Paleo-Indigenous People of Florida and Artifacts

   The Paleo-Indigenous peoples [1] [2] of Florida lived in the area for more than 12,000 years before the time of first contact with Europeans. However, the indigenous Floridians have largely died out with some having been completely gone by the early 1700s. Some migrated; some were taken to Cuba and Mexico by the Spanish, and a few may have been absorbed into what became the Seminole and Miccosukee tribes.

   The first people arrived in Florida before the extinction of the Pleistocene megafauna (c. 9,700 BC). Human remains and artifacts have been found in association with the remains of Pleistocene animals at a number of Florida locations. A carved bone depicting a mammoth found near the site of the Vero Man (skeletal remains found at Vero Beach) has been dated to 11,000 BC - 18,000 BC.

   Other Early Native American Archaeological Discoveries in Florida:
   Melbourne Bone Bed - 8,000 - 18,000 BC
   Page-Ladson - 10,500 - 12,500 BC.
   Little Salt Spring - 3,200 - 11,450 BC
   Cowhouse Creek
   Cutler Fossil Site
   Devil's Den
   Harney Flats
   Helen Brazes Site
   Polk County Canoe
   Silver Springs
   Timucuan Historic Preserve
   Warm Mineral Springs
   Bison antiquus skull with an embedded projectile point has been found in the Wacissa River

   Florida at the end of the Pleistocene was very different from what it is today. Due to the vast amount of water that was frozen in ice sheets during the last glacial period, the sea level was at least 330 feet lower than current levels. The area of Florida had almost twice as much land area and the water table was much lower. This is why some early Native American sites have been found under modern ocean waters. Artifacts have also been found at sites in flooded river valleys as much as 17 feet under the Gulf of Mexico. Additional suspected sites have been identified up to 20 miles offshore under 38 feet of water. The climate was also cooler and drier.
   There were few rivers or springs in Florida. The few water sources that existed were in the interior of Florida where rain-fed lakes and water holes were located over relatively impervious deposits of marl soil, or deep sink holes partially filled by springs. Animals and humans would have congregated at these sparse water holes to drink. This concentration of animals would have also attracted the early Native American hunters. Many Paleo-indigenous artifacts and animal bones with butchering marks have been found in Florida rivers.

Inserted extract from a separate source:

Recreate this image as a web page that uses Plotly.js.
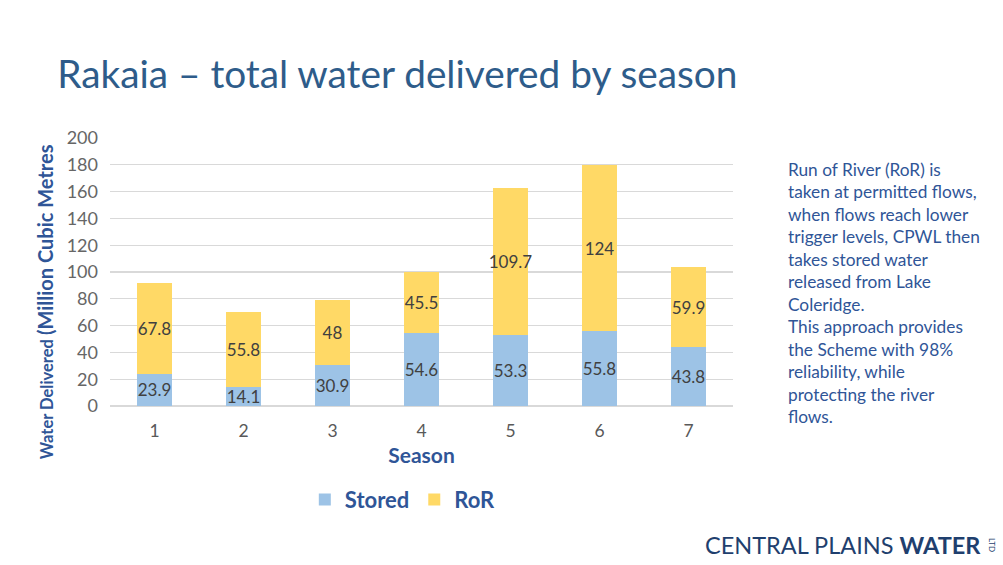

   Florida has archaeological evidence of some of the earliest settlements in North America. Discoveries from Florida sink holes may date from the end of the Wisconson glaciation c. 10,000 B.C.
Discoveries of organic materials are rare in Florida due to the warm, wet climate and often acidic soils, usually found only where the material has remained continuously under water. However, archaeologists have found bones that show direct evidence that the Paleo-indigenous people of Florida hunted mammoths, mastodons, Bison antiquus, and giant tortoises. The bones of other large and small animals, including ground sloths, tapirs, horses, camelids, deer, fish, turtles, shellfish, snakes, raccoons, opossums, and muskrats are associated with these sites.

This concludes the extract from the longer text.